By Kyle Chayka
Sterling Crispin’s “Data Masks” are haunting portraits that don’t actually depict any one person. Instead, they use raw data to show how technology perceives humanity. Reverse-engineered from surveillance face-recognition algorithms and then fed through Facebook’s face-detection software, the Data Masks “confront viewers with the realization that they’re being seen and watched basically all the time,” Crispin says.
“Facebook actually makes masks out of everyone’s faces,” the artist explains.
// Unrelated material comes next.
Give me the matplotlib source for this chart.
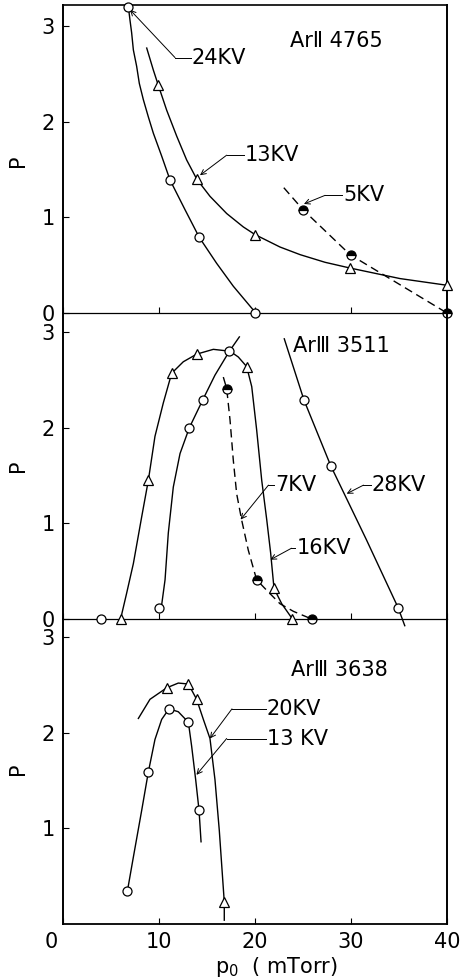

The social network analyzes every face that appears in photos on its servers and renders them into three-dimensional models. “It’s happening whether you get tagged in the photo or not,” Crispin says.
Crispin gathers face patterns from data sets sets like Labeled Faces in the Wild, then “evolves” a two-dimensional image from the composite, finally rendering it in 3-D — much like Facebook. He stops the iterative process before the algorithm has created a perfect face, resulting in the strange mutations of his images. The image, he says, might have “somebody’s eyebrow, somebody else’s chin.”
This face (below) is “like looking at a ghost; it’s very disturbing,” Crispin says. The algorithm came up with the Sphinx-like grin on its own.
“Some of them are less recognizable,” Crispin says. In the series, “a face-recognition algorithm would think it’s a face 99 percent of the time, but a person wouldn’t respond at all.”
As the U.S. government builds biometric databases like its Next-Generation Identification face-recognition system, it’s more important than ever to know how our identities are captured and processed by the technology we adopt. Crispin’s work is a reminder.
When we sacrifice our identities to machines, “the kind of softness, the part that’s really human, is lost in all of this,” Crispin says. With the strange visages of the masks, “you’re not looking at some foreign, abstract other that’s somehow outside of you; you’re looking at yourself.”